The latest SAB "is an administrative, housekeeping piece to implement the rule. The SEC is updating [its] accounting guidance" to be consistent with the rulemaking, which was issued in December 2008, said a spokeswoman with the American Petroleum Institute (API). "It's another important piece to move it all along," she said.

In the December 2008 rulemaking, the SEC significantly updated its reserve reporting requirements for oil and gas companies, enabling them to report probable and possible reserves along with proved reserves (see NGI, Jan. 5). The agency's prior rules allowed producers to disclose only "proved" reserves in their filings.

The SAB also conforms to the new rulemaking by "replacing the use of a year-end price when determining reserve quantities with the use of the average [spot] price during the 12-month period prior to the ending date of the period covered by the balance sheet." The average annual spot price applies solely to proved reserves, which must be reported to the SEC, the API spokeswoman said.

The SAB further reflects the SEC rulemaking by permitting for the first time the disclosure of probable and possible reserves to the agency, but it "does not provide a basis to present estimated values attributed to those reserve quantities." according to the bulletin. While proved reserves are required to be reported to the SEC, producers have the option of reporting probable and possible reserves, the SEC said. The SAB retains the existing definitions for proved and nonproved oil and gas reserves.

This move toward more expansive reporting of reserves reflects the "significant changes" in the oil and gas industry, including improved technology and alternate resources, since the adoption of the original reporting requirements, according to the agency.

The SAB also made changes to reflect the fact that the SEC's definition of "oil and gas producing activities" now includes the extraction of natural gas from coalbed methane. "This was a major change in the rule," the API spokeswoman said.

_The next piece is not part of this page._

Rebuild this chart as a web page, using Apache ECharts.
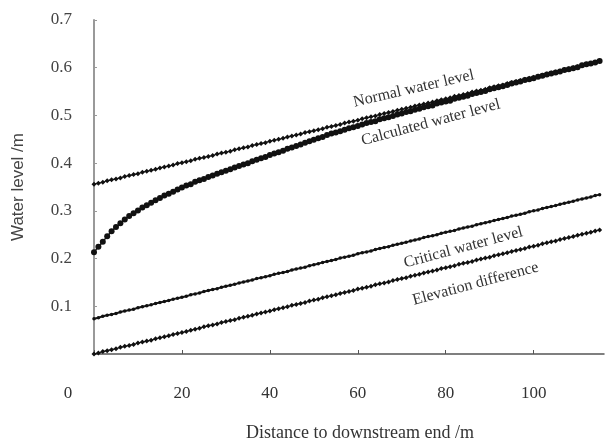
<!DOCTYPE html>
<html>
<head>
<meta charset="utf-8">
<script src="https://cdn.jsdelivr.net/npm/echarts@6/dist/echarts.min.js"></script>
<style>html,body{margin:0;padding:0;background:#fff}#c{width:605px;height:442px}</style>
</head>
<body>
<div id="c"></div>
<script>
// Distance to downstream end (m)
const distance = [0,1,2,3,4,5,6,7,8,9,10,11,12,13,14,15,16,17,18,19,20,21,22,23,24,25,26,27,28,29,30,31,32,33,34,35,36,37,38,39,40,41,42,43,44,45,46,47,48,49,50,51,52,53,54,55,56,57,58,59,60,61,62,63,64,65,66,67,68,69,70,71,72,73,74,75,76,77,78,79,80,81,82,83,84,85,86,87,88,89,90,91,92,93,94,95,96,97,98,99,100,101,102,103,104,105,106,107,108,109,110,111,112,113,114,115];

const normalLevel = [0.356,0.358,0.360,0.363,0.365,0.367,0.369,0.372,0.374,0.376,0.378,0.381,0.383,0.385,0.387,0.390,0.392,0.394,0.396,0.399,0.401,0.403,0.405,0.408,0.410,0.412,0.414,0.416,0.419,0.421,0.423,0.425,0.428,0.430,0.432,0.434,0.437,0.439,0.441,0.443,0.446,0.448,0.450,0.452,0.455,0.457,0.459,0.461,0.464,0.466,0.468,0.470,0.472,0.475,0.477,0.479,0.481,0.484,0.486,0.488,0.490,0.493,0.495,0.497,0.499,0.502,0.504,0.506,0.508,0.511,0.513,0.515,0.517,0.520,0.522,0.524,0.526,0.528,0.531,0.533,0.535,0.537,0.540,0.542,0.544,0.546,0.549,0.551,0.553,0.555,0.558,0.560,0.562,0.564,0.567,0.569,0.571,0.573,0.576,0.578,0.580,0.582,0.584,0.587,0.589,0.591,0.593,0.596,0.598,0.600,0.602,0.605,0.607,0.609,0.611,0.614];

const calculatedLevel = [0.213,0.225,0.235,0.247,0.257,0.266,0.274,0.282,0.289,0.295,0.301,0.307,0.312,0.317,0.322,0.327,0.332,0.336,0.340,0.345,0.349,0.353,0.356,0.361,0.364,0.367,0.371,0.374,0.378,0.381,0.384,0.387,0.391,0.394,0.397,0.400,0.404,0.407,0.410,0.413,0.417,0.420,0.423,0.426,0.430,0.433,0.436,0.439,0.443,0.446,0.449,0.452,0.455,0.459,0.462,0.464,0.467,0.470,0.473,0.475,0.478,0.481,0.484,0.486,0.488,0.492,0.494,0.496,0.499,0.502,0.504,0.507,0.509,0.512,0.514,0.517,0.519,0.521,0.525,0.527,0.529,0.531,0.535,0.537,0.539,0.541,0.545,0.547,0.549,0.551,0.555,0.557,0.559,0.561,0.564,0.567,0.569,0.571,0.574,0.576,0.578,0.581,0.583,0.586,0.588,0.590,0.592,0.595,0.597,0.599,0.601,0.605,0.607,0.609,0.611,0.614];

const criticalLevel = [0.074,0.076,0.079,0.081,0.083,0.085,0.088,0.090,0.092,0.094,0.097,0.099,0.101,0.103,0.106,0.108,0.110,0.112,0.115,0.117,0.119,0.121,0.124,0.126,0.128,0.131,0.133,0.135,0.137,0.140,0.142,0.144,0.146,0.149,0.151,0.153,0.155,0.158,0.160,0.162,0.164,0.167,0.169,0.171,0.173,0.176,0.178,0.180,0.182,0.185,0.187,0.189,0.192,0.194,0.196,0.198,0.201,0.203,0.205,0.207,0.210,0.212,0.214,0.216,0.219,0.221,0.223,0.225,0.228,0.230,0.232,0.234,0.237,0.239,0.241,0.244,0.246,0.248,0.250,0.253,0.255,0.257,0.259,0.262,0.264,0.266,0.268,0.271,0.273,0.275,0.277,0.280,0.282,0.284,0.286,0.289,0.291,0.293,0.295,0.298,0.300,0.302,0.305,0.307,0.309,0.311,0.314,0.316,0.318,0.320,0.323,0.325,0.327,0.329,0.332,0.334];

const elevationDiff = [0.000,0.002,0.005,0.007,0.009,0.011,0.014,0.016,0.018,0.020,0.023,0.025,0.027,0.029,0.032,0.034,0.036,0.038,0.041,0.043,0.045,0.047,0.050,0.052,0.054,0.057,0.059,0.061,0.063,0.066,0.068,0.070,0.072,0.075,0.077,0.079,0.081,0.084,0.086,0.088,0.090,0.093,0.095,0.097,0.099,0.102,0.104,0.106,0.108,0.111,0.113,0.115,0.118,0.120,0.122,0.124,0.127,0.129,0.131,0.133,0.136,0.138,0.140,0.142,0.145,0.147,0.149,0.151,0.154,0.156,0.158,0.160,0.163,0.165,0.167,0.170,0.172,0.174,0.176,0.179,0.181,0.183,0.185,0.188,0.190,0.192,0.194,0.197,0.199,0.201,0.203,0.206,0.208,0.210,0.212,0.215,0.217,0.219,0.221,0.224,0.226,0.228,0.231,0.233,0.235,0.237,0.240,0.242,0.244,0.246,0.249,0.251,0.253,0.255,0.258,0.260];

const seriesNames = ['Normal water level','Calculated water level','Critical water level','Elevation difference'];
const xTicks = [0,20,40,60,80,100];
const yTicks = [0.1,0.2,0.3,0.4,0.5,0.6,0.7];

// annotation anchors in data space: [x, y, rotation deg]
const labelAnchors = [
  [72.7, 0.556, 13],
  [76.6, 0.485, 15],
  [84.0, 0.223, 15],
  [86.8, 0.147, 15]
];

const chart = echarts.init(document.getElementById('c'), null, {renderer:'canvas'});
const serif = 'Liberation Serif, Times New Roman, serif';
const pair = arr => distance.map((d,i)=>[d, arr[i]]);

const mk = (name, arr, sym, size, lw) => ({
  name, type:'line', data: pair(arr), symbol: sym, symbolSize: size, showSymbol:true,
  lineStyle:{color:'#1a1a1a', width:lw}, itemStyle:{color:'#111', borderWidth:0},
  silent:true, animation:false, clip:false
});

chart.setOption({
  animation:false,
  backgroundColor:'#fff',
  grid:{left:94, right:1, top:20, bottom:88, containLabel:false, outerBoundsMode:'none'},
  xAxis:{
    type:'value', min:0, max:116, interval:20,
    name:'Distance to downstream end /m', nameLocation:'middle', nameGap:70,
    nameTextStyle:{fontFamily:serif, fontSize:18, color:'#333', padding:[0,0,0,22]},
    axisLine:{show:true, onZero:false, lineStyle:{color:'#555', width:1.5}},
    axisTick:{show:true, inside:true, length:4, lineStyle:{color:'#555'}},
    axisLabel:{
      margin:31, fontFamily:serif, fontSize:17, color:'#333', showMaxLabel:false,
      formatter: v => xTicks.indexOf(v) < 0 ? '' : (v === 0 ? '{z|0}' : String(v)),
      rich:{z:{fontFamily:serif, fontSize:17, color:'#333', padding:[0,52,0,0]}}
    },
    splitLine:{show:false}
  },
  yAxis:{
    type:'value', min:0, max:0.7, interval:0.1,
    name:'Water level /m', nameLocation:'middle', nameGap:67,
    nameTextStyle:{fontFamily:'Liberation Sans, Arial, sans-serif', fontSize:17, color:'#444'},
    axisLine:{show:true, onZero:false, lineStyle:{color:'#999', width:2}},
    axisTick:{show:true, inside:true, length:3, lineStyle:{color:'#999'}},
    axisLabel:{
      margin:22, fontFamily:serif, fontSize:17, color:'#444', showMinLabel:false,
      formatter: v => { const t = yTicks.find(k => Math.abs(k - v) < 1e-9); return t === undefined ? '' : t.toFixed(1); }
    },
    splitLine:{show:false}
  },
  series:[
    mk(seriesNames[0], normalLevel, 'diamond', 5, 1.2),
    mk(seriesNames[1], calculatedLevel, 'circle', 6, 1.5),
    mk(seriesNames[2], criticalLevel, 'circle', 3.5, 2),
    mk(seriesNames[3], elevationDiff, 'diamond', 5, 1.2)
  ]
});

const texts = labelAnchors.map((a, i) => {
  const p = chart.convertToPixel({xAxisIndex:0, yAxisIndex:0}, [a[0], a[1]]);
  return {
    type:'text', x:p[0], y:p[1], rotation: a[2]*Math.PI/180, silent:true,
    style:{text: seriesNames[i], fontFamily:serif, fontSize:16, fill:'#333', align:'center', verticalAlign:'middle'}
  };
});
chart.setOption({graphic: texts});
</script>
</body>
</html>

In addition to allowing the reporting of probable and possible reserves, the new SEC requirements will permit the use of new technologies to determine proved reserves if the technologies have been demonstrated empirically to lead to reliable conclusions about reserve volumes, the agency said. Producers also will be required to report the independence and qualifications of a reserves preparer or auditor, and file reports when a third party is relied upon to prepare reserves estimates or conducts a reserves audit.

The new rulemaking and accounting guidance take effect Jan. 1, 2010, and will apply to reserves in the current year. Producers' Form 10-Ks will be due at the end of February, the API spokeswoman said.